I recently had a conversation with a manager of a large technology company. I was shocked to hear that his organization (despite its size) held weekly pipeline conference calls where every seller told their managers and peers what had transpired over the last 168 hours!
Albert Einstein defined insanity as somebody doing the same thing repeatedly yet expecting a different result. A few suggestions for managers about pipeline discussions:
Start by asking what new opportunities have been uncovered. If no new opportunities have surfaced, consider this to be an early warning sign and talk about it.
Once proposals are more than 60 days old put them into a bucket and spend no time talking about them in the pipeline review meeting. It will just fill and waste air time.
Project a sales cycle ahead to determine if each seller has sufficient pipeline to yield quota over that period of time. If your CRM system tracks each seller’s historical close rates at the different stages, the system can do the math for you.
When learning pipelines are thin (hopefully early on) help the seller create a proactive plan to uncover new opportunities.

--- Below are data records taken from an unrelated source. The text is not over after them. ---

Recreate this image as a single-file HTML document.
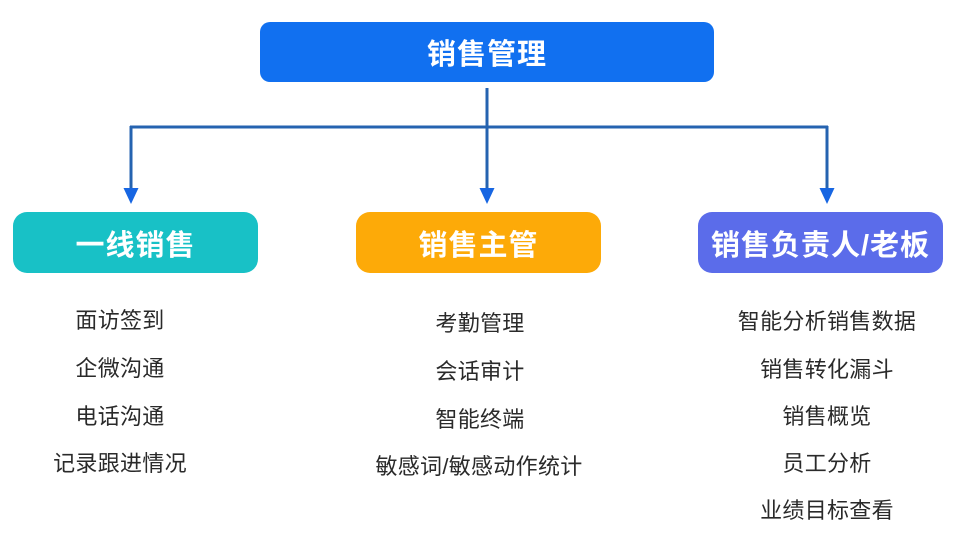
<!DOCTYPE html>
<html><head><meta charset="utf-8"><style>
html,body{margin:0;padding:0;background:#fff;}
body{width:961px;height:536px;position:relative;overflow:hidden;font-family:"Liberation Sans","Noto Sans CJK SC",sans-serif;}
.box{position:absolute;border-radius:10px;color:#fff;font-weight:bold;font-size:29px;display:flex;align-items:center;justify-content:center;letter-spacing:1px;}
.item{position:absolute;font-size:22px;color:#2a2a2a;transform:translate(-50%,-50%);white-space:nowrap;letter-spacing:0.3px;}
</style></head><body>
<svg width="961" height="536" style="position:absolute;left:0;top:0">
<g stroke="#2563B0" stroke-width="3" fill="none">
<line x1="487" y1="88" x2="487" y2="192"/>
<line x1="130" y1="127" x2="828" y2="127"/>
<line x1="131" y1="126" x2="131" y2="192"/>
<line x1="827" y1="126" x2="827" y2="192"/>
</g>
<g fill="#1766E2">
<polygon points="123.5,188 138.5,188 131,204"/>
<polygon points="479.5,188 494.5,188 487,204"/>
<polygon points="819.5,188 834.5,188 827,204"/>
</g>
</svg>
<div class="box" style="left:260px;top:22px;width:454px;height:60px;background:#1170F0;">销售管理</div>
<div class="box" style="left:13px;top:212px;width:245px;height:61px;background:#18C1C6;border-radius:14px;">一线销售</div>
<div class="box" style="left:356px;top:212px;width:245px;height:61px;background:#FDAA08;border-radius:14px;">销售主管</div>
<div class="box" style="left:698px;top:212px;width:245px;height:61px;background:#5B6CEA;border-radius:14px;">销售负责人/老板</div>

<div class="item" style="left:120px;top:319px">面访签到</div>
<div class="item" style="left:120px;top:367px">企微沟通</div>
<div class="item" style="left:120px;top:415px">电话沟通</div>
<div class="item" style="left:120px;top:462px">记录跟进情况</div>

<div class="item" style="left:480px;top:322px">考勤管理</div>
<div class="item" style="left:480px;top:370px">会话审计</div>
<div class="item" style="left:480px;top:418px">智能终端</div>
<div class="item" style="left:479px;top:465px">敏感词/敏感动作统计</div>

<div class="item" style="left:827px;top:320px">智能分析销售数据</div>
<div class="item" style="left:827px;top:368px">销售转化漏斗</div>
<div class="item" style="left:827px;top:415px">销售概览</div>
<div class="item" style="left:827px;top:462px">员工分析</div>
<div class="item" style="left:827px;top:509px">业绩目标查看</div>
</body></html>
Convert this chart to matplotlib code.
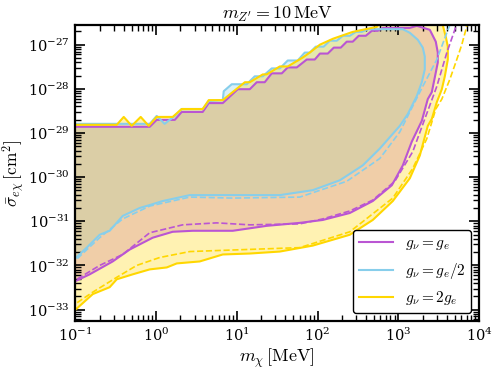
import matplotlib
matplotlib.use('Agg')
import matplotlib.pyplot as plt
import numpy as np

plt.rcParams['mathtext.fontset'] = 'cm'
plt.rcParams['font.family'] = 'serif'
plt.rcParams['font.serif'] = ['DejaVu Serif']

# closed contours: dark matter mass [MeV], cross section [cm^2]
m_ge = [0.085, 0.837, 1.02, 1.71, 2.08, 3.79, 4.50, 6.71, 10.3, 14.5, 17.7, 22.2, 27.1, 36.1,
        42.8, 55.3, 73.6, 92.5, 107, 134, 159, 194, 230, 273, 324, 396, 470, 557, 643, 1388,
        1694, 2455, 2911, 3083, 3083, 2832, 2600, 2318, 1955, 1469, 1137, 832, 483, 251, 116,
        60.3, 23.5, 8.92, 2.85, 1.61, 0.912, 0.473, 0.291, 0.151, 0.1, 0.085]
s_ge = [1.38e-29, 1.38e-29, 1.98e-29, 1.98e-29, 2.99e-29, 2.99e-29, 4.75e-29, 4.75e-29, 9.8e-29,
        9.8e-29, 1.41e-28, 1.41e-28, 2.24e-28, 2.24e-28, 3.05e-28, 3.05e-28, 4.61e-28, 4.61e-28,
        6.29e-28, 6.29e-28, 8.57e-28, 8.57e-28, 1.17e-27, 1.17e-27, 1.59e-27, 1.59e-27, 2.06e-27,
        2.06e-27, 2.40e-27, 2.40e-27, 2.67e-27, 2.17e-27, 1.17e-27, 6.62e-28, 3.95e-28, 1.82e-28,
        8.4e-29, 5.85e-29, 1.88e-29, 6.35e-30, 1.84e-30, 6.55e-31, 2.87e-31, 1.54e-31, 1.07e-31,
        9.2e-32, 7.88e-32, 6.09e-32, 6.09e-32, 5.78e-32, 4.25e-32, 2.29e-32, 1.23e-32, 6.28e-33,
        4.38e-33, 3.75e-33]

m_half = [0.085, 0.837, 1.02, 1.28, 1.71, 2.08, 3.79, 4.50, 6.71, 6.90, 8.67, 13.3, 16.7, 21.0,
          27.1, 34.1, 42.8, 56.9, 69.5, 80.2, 95.1, 119, 142, 173, 206, 251, 298, 353, 419, 1137,
          1388, 1743, 2011, 2128, 2128, 1955, 1694, 1312, 1045, 590, 363, 189, 87.3, 34.1, 8.92,
          2.62, 1.21, 0.837, 0.629, 0.387, 0.267, 0.201, 0.139, 0.1, 0.085]
s_half = [1.61e-29, 1.61e-29, 2.43e-29, 1.61e-29, 2.43e-29, 3.49e-29, 3.49e-29, 5.27e-29, 5.55e-29,
          8.83e-29, 1.27e-28, 1.27e-28, 1.92e-28, 1.92e-28, 2.90e-28, 2.90e-28, 4.38e-28, 4.38e-28,
          6.62e-28, 6.62e-28, 9.02e-28, 9.02e-28, 1.23e-27, 1.23e-27, 1.59e-27, 1.59e-27, 1.95e-27,
          1.95e-27, 2.24e-27, 2.24e-27, 1.86e-27, 1.29e-27, 8.57e-28, 5.38e-28, 2.75e-28, 1.41e-28,
          6.83e-29, 2.69e-29, 1.45e-29, 4.43e-30, 1.84e-30, 8.48e-31, 5.06e-31, 3.91e-31, 3.91e-31,
          3.91e-31, 2.87e-31, 2.33e-31, 2.0e-31, 1.32e-31, 6.09e-32, 4.95e-32, 2.53e-32, 1.44e-32,
          1.23e-32]

m_2ge = [0.085, 0.327, 0.399, 0.501, 0.647, 0.813, 1.02, 1.61, 2.08, 3.79, 4.50, 6.71, 12.6, 14.5,
         21.0, 23.5, 34.1, 42.8, 65.6, 80.2, 107, 155, 273, 542, 681, 3266, 3873, 4102, 4102, 3767,
         3459, 2999, 2600, 2318, 1846, 1388, 855, 483, 251, 87.3, 34.1, 14.5, 6.71, 3.48, 1.81,
         1.36, 0.837, 0.515, 0.327, 0.267, 0.165, 0.1, 0.085]
s_2ge = [1.53e-29, 1.53e-29, 2.31e-29, 1.45e-29, 2.31e-29, 1.45e-29, 2.31e-29, 2.31e-29, 3.49e-29,
         3.49e-29, 5.55e-29, 5.55e-29, 1.41e-28, 1.41e-28, 2.12e-28, 2.12e-28, 3.21e-28, 3.21e-28,
         5.11e-28, 6.62e-28, 1.0e-27, 1.36e-27, 1.95e-27, 2.53e-27, 5e-27, 5e-27, 1.51e-27, 9.02e-28,
         4.61e-28, 1.92e-28, 9.8e-29, 5.01e-29, 2.08e-29, 1.45e-29, 3.08e-30, 9.4e-31, 2.87e-31,
         1.07e-31, 4.95e-32, 2.81e-32, 2.06e-32, 1.86e-32, 1.77e-32, 1.23e-32, 1.11e-32, 9.0e-33,
         8.13e-33, 6.28e-33, 4.85e-33, 3.21e-33, 2.24e-33, 9.8e-34, 8.4e-34]

# dashed lower edges
md_ge = [0.085, 0.1, 0.201, 0.387, 0.837, 2.14, 5.65, 14.5, 60.3, 116, 251, 483, 906, 1512, 2128,
         2999, 3990, 5152, 5458]
sd_ge = [3.95e-33, 4.61e-33, 1.0e-32, 1.77e-32, 5.5e-32, 8.30e-32, 9.2e-32, 8.30e-32, 8.74e-32,
         1.13e-31, 1.71e-31, 3.02e-31, 8.05e-31, 3.79e-30, 2.08e-29, 1.14e-28, 6.62e-28, 2.53e-27,
         3.64e-27]

md_half = [0.085, 0.1, 0.201, 0.387, 0.837, 2.62, 8.92, 60.3, 230, 590, 1045, 1388, 2011, 2999,
           3990, 4603]
sd_half = [1.17e-32, 1.29e-32, 4.25e-32, 1.13e-31, 2.21e-31, 3.53e-31, 3.35e-31, 3.53e-31, 8.05e-31,
           2.64e-30, 1.06e-29, 2.99e-29, 1.14e-28, 4.61e-28, 1.86e-27, 3.64e-27]

md_2ge = [0.085, 0.1, 0.165, 0.327, 0.578, 1.11, 2.62, 5.65, 60.3, 251, 855, 1512, 2254, 2911, 3459,
          4345, 5297, 6109, 6855, 7261]
sd_2ge = [1.14e-33, 1.34e-33, 2.48e-33, 5.38e-33, 1.0e-32, 1.51e-32, 2.06e-32, 2.17e-32, 2.53e-32,
          5.78e-32, 3.35e-31, 1.58e-30, 7.41e-30, 3.49e-29, 5.85e-29, 1.64e-28, 4.61e-28, 1.0e-27,
          2.17e-27, 3.64e-27]

labels = [r'$g_\nu = g_e$', r'$g_\nu = g_e/2$', r'$g_\nu = 2g_e$']
colors = ['mediumorchid', 'skyblue', 'gold']

fig = plt.figure(figsize=(4.98, 3.72), dpi=100)
ax = fig.add_axes([0.151, 0.137, 0.811, 0.796])

contours = [(m_ge, s_ge), (m_half, s_half), (m_2ge, s_2ge)]
dashed = [(md_ge, sd_ge), (md_half, sd_half), (md_2ge, sd_2ge)]

for (m, s), c in zip(contours, colors):
    ax.fill(m, s, color=c, alpha=0.3, lw=0)
handles = []
for (m, s), c, lab in zip(contours, colors, labels):
    h, = ax.plot(list(m) + [m[0]], list(s) + [s[0]], color=c, lw=1.5, label=lab)
    handles.append(h)
for (m, s), c in zip(dashed, colors):
    ax.plot(m, s, color=c, lw=1.2, ls='--')

ax.set_xscale('log')
ax.set_yscale('log')
ax.set_xlim(1e-1, 1e4)
ax.set_ylim(5.5e-34, 2.8e-27)
ax.yaxis.set_major_locator(matplotlib.ticker.LogLocator(base=10, numticks=20))
ax.yaxis.set_minor_locator(matplotlib.ticker.LogLocator(base=10, subs=np.arange(2, 10), numticks=20))
ax.xaxis.set_minor_locator(matplotlib.ticker.LogLocator(base=10, subs=np.arange(2, 10), numticks=20))
ax.yaxis.set_minor_formatter(matplotlib.ticker.NullFormatter())
ax.xaxis.set_minor_formatter(matplotlib.ticker.NullFormatter())

ax.tick_params(which='both', direction='in', top=True, right=True, labelsize=10.5, pad=4)
ax.tick_params(which='major', length=7, width=1.2)
ax.tick_params(which='minor', length=4, width=1.0)
for sp in ax.spines.values():
    sp.set_linewidth(1.6)

ax.set_xlabel(r'$m_\chi\,[\mathrm{MeV}]$', fontsize=13, labelpad=2)
ax.set_ylabel(r'$\bar{\sigma}_{e\chi}\,[\mathrm{cm}^2]$', fontsize=12.5, labelpad=1)
ax.set_title(r"$m_{Z'} = 10\,\mathrm{MeV}$", fontsize=13, pad=4)

leg = ax.legend(handles=handles, loc='lower right', fontsize=11, fancybox=True,
                framealpha=1, edgecolor='black', handlelength=2.2, labelspacing=0.55,
                borderaxespad=0.5)
leg.get_frame().set_linewidth(1.0)

fig.savefig('out.png', dpi=100)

For each opportunity, have the seller tell you the highest level he or she has called on and share that person’s business goals, reasons they can’t achieve them without your offering, the specific capabilities that are needed and the potential value that will more than offset the cost.
If the level in the previous bullet point is too low, agree on a strategy to get higher.
Painting with a broad brush, most sellers are over-optimistic in qualifying opportunities. My thought is the managers should look at each item in the pipeline from the perspective of disqualifying opportunities that aren’t worthy of their seller’s time. Without this help, there are many sellers that aren’t looking for new opportunities that should be. Managers that provide an early warning sanity check on pipelines every month will help their direct reports drive higher revenue.